10. If I were to run away, I would take my Sony walkman and stow away in an airplane and go back to the mainland. But I would never do that.
Day Two: Bullet to the Brain, inspiration from “Bullet In The Brain,” by Tobias Wolff
She didn’t remember the slamming of metal onto metal and how her body was thrown violently against the harness straps of her ejection seat when the jet she flew stopped cold in 60 feet on the aircraft carrier. She didn’t remember the deep feelings of loss when friends were plucked from existence, seen one morning before a mission but never to return. The birthdays, Christmases, Easter baskets, summer BBQs…none came to mind as the bullet pierced her skull. She didn’t recall graduations, First Communion, confirmation, her wedding, the final signing of her divorce papers…no rites of passage in her life which at the time had felt heavy and electric.
She remembered sweat and pressure and pain and the overwhelming desire to push a baby out of her body. She remembered her first: stuck in the canal, hesitant to emerge. She thought he would never come out, and when he finally was suctioned free, she saw his gray pallor and held him for a second before he was whisked away by nurses to be resuscitated. She remembered her second, a girl, who gave her a damnned difficult pregnancy but popped out with three pushes. Her daughter was pink, warm, soft and sweet. She remembered holding her for the first time, and as the bullet completed its path and introduced her to her mortality, she remembered that she had brought life into this world and would never truly leave it.

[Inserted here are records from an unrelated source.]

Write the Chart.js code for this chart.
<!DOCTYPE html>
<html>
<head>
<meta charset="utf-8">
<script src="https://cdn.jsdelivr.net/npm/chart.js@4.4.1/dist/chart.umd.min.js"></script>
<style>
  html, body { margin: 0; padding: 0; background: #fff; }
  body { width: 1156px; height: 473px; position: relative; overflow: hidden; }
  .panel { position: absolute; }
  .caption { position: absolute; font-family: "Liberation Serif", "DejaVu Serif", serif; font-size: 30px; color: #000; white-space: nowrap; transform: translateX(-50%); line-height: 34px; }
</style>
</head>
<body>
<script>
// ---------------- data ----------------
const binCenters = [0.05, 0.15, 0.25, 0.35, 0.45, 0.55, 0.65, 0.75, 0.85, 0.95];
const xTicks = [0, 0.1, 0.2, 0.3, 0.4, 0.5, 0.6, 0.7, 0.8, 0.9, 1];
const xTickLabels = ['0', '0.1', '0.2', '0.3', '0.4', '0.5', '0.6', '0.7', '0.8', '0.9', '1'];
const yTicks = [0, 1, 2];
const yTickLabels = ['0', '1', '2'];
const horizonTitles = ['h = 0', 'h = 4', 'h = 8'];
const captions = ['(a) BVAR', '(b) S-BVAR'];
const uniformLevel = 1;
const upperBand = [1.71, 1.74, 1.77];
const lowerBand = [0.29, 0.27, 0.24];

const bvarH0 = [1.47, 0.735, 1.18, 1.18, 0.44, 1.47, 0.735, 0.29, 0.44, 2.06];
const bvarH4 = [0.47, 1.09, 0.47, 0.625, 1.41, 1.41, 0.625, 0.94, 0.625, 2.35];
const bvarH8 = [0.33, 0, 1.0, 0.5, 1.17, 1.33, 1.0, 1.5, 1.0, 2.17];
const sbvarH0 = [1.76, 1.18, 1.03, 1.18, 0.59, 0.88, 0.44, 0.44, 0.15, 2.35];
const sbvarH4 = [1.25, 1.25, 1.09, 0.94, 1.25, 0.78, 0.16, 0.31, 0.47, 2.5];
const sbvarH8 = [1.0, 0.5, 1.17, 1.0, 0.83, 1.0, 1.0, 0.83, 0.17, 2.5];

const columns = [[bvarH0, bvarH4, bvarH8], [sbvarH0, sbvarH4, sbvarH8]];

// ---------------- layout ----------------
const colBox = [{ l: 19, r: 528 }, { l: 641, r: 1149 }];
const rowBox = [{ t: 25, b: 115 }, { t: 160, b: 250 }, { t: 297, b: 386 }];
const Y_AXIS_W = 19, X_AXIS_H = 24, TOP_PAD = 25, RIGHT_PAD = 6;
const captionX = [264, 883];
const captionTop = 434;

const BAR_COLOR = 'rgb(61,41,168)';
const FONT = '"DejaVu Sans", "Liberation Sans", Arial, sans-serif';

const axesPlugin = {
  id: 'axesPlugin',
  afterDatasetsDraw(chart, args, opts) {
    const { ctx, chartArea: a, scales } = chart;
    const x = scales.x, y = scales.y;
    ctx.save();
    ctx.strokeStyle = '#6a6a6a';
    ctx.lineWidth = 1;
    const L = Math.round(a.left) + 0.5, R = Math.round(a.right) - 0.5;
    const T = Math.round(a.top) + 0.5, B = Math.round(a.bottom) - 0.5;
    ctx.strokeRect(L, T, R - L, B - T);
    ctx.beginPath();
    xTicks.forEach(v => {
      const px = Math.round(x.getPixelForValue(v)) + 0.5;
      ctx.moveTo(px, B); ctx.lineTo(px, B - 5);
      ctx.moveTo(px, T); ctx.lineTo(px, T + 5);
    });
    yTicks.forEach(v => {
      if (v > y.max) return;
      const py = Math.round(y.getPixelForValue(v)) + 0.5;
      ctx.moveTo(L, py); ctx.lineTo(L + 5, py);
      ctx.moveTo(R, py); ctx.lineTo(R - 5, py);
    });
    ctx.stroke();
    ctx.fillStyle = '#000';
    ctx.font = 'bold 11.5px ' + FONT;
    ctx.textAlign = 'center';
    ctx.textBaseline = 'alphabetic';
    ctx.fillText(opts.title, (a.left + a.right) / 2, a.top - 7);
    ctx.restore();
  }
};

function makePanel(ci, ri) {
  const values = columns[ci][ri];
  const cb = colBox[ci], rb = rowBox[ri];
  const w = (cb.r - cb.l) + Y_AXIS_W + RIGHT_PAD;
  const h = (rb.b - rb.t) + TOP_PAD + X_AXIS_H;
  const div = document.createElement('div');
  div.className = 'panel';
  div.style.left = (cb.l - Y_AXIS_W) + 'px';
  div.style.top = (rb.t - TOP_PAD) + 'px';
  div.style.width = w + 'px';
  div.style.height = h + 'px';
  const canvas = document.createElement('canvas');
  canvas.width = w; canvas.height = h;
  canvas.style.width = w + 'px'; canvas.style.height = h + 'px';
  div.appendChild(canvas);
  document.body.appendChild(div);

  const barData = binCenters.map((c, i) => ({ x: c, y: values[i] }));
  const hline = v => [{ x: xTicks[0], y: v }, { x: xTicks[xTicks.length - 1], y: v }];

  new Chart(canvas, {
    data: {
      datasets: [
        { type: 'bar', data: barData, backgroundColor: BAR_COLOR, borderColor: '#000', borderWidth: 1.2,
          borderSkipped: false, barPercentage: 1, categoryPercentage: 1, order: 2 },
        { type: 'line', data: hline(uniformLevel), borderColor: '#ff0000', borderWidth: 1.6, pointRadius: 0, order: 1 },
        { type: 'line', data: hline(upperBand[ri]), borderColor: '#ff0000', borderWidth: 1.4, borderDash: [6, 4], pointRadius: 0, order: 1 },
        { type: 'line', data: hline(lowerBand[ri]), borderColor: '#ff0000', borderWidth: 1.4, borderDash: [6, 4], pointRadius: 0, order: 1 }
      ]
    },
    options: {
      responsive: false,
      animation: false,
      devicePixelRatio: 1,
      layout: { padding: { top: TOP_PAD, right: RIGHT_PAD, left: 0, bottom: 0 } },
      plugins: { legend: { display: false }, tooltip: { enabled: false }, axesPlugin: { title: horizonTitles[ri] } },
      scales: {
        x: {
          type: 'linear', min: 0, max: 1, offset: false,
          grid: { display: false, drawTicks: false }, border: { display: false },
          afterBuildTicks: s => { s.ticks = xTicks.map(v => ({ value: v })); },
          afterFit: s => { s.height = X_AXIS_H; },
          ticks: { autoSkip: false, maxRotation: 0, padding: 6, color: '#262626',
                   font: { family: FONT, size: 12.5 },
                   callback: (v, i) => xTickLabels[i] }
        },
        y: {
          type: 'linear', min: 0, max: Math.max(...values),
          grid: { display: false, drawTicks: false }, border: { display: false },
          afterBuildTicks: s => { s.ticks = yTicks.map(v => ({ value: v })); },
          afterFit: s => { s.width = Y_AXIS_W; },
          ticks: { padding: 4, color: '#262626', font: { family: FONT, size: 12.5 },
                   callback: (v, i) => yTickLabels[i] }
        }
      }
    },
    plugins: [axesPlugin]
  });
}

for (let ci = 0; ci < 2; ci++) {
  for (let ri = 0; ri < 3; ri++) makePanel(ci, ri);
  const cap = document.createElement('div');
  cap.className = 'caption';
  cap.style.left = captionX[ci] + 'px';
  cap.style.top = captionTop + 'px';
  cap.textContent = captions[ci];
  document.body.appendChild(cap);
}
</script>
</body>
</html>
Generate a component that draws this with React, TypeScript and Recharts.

Day Three: Obsessions/Complusions. Inspiration from A Plague of Tics, by David Sedaris
I can’t buy it anymore. I think that I’ll be able to moderate my consumption, but if there is a jar of Nutella in my house, it will not last more than a day. Despite earnest attempts at willpower, I simply cannot resist. Maybe it’s because it tastes so damn good on just about everything. You can spread it on bland delivery devices like bread or crackers. Dipping something salty like a pretzel yields nirvana. A spoonful on a scoop of vanilla ice cream elevates the dessert to divine. Jamming a spoon into the jar and pulling away a glob works fine, too, until you find yourself with the very last traces, wondering how the creators of this magical creme could design a jar that does not enable you to scrape out the remnants and you are forced to test whether or not your tongue is long enough to lick the sides. I have learned my lesson and accepted that I must refrain from purchasing the jars I see at the grocery store and deny myself the pleasures of Nutella, lest my jeans start straining from the rapid consumption of 2,000 calories. And don’t get me started about those assholes at CostCo, with their 2-pack of 33.5 oz jars of my Kryptonite. They mock my pain.
Day Four: Pillow Book. Inspiration from the The Pillow Book of Lady Sei Shonagon, an observational notebook written over 1,000 years ago.
Being awakened from a deep, comfortable warm sleep by the jagged, blaring bleats of one’s alarm clock.
The reckless driver who speeds through a parking lot of stationary cars and exposed people.
The distracted driver who plods along in the left lane of the highway, drifting sporadically towards the slower lane but never pulling into it.
Sliding the USB cable into a port with the correct side up so it easily engages and you don’t have to flip it over and try again.
The first bite of a warm, sugary malasada…slightly crispy on the outside but doughy and soft on the inside.
The moment when your daughter spots you in the crowd of parantparazzi at the school band concert and knows you made the effort to be there to support her.
When your young children wrap their chubby little arms around your neck and hold on to you like they’ll never let you go.
Day Five: was a long week at work and I punted this assignment.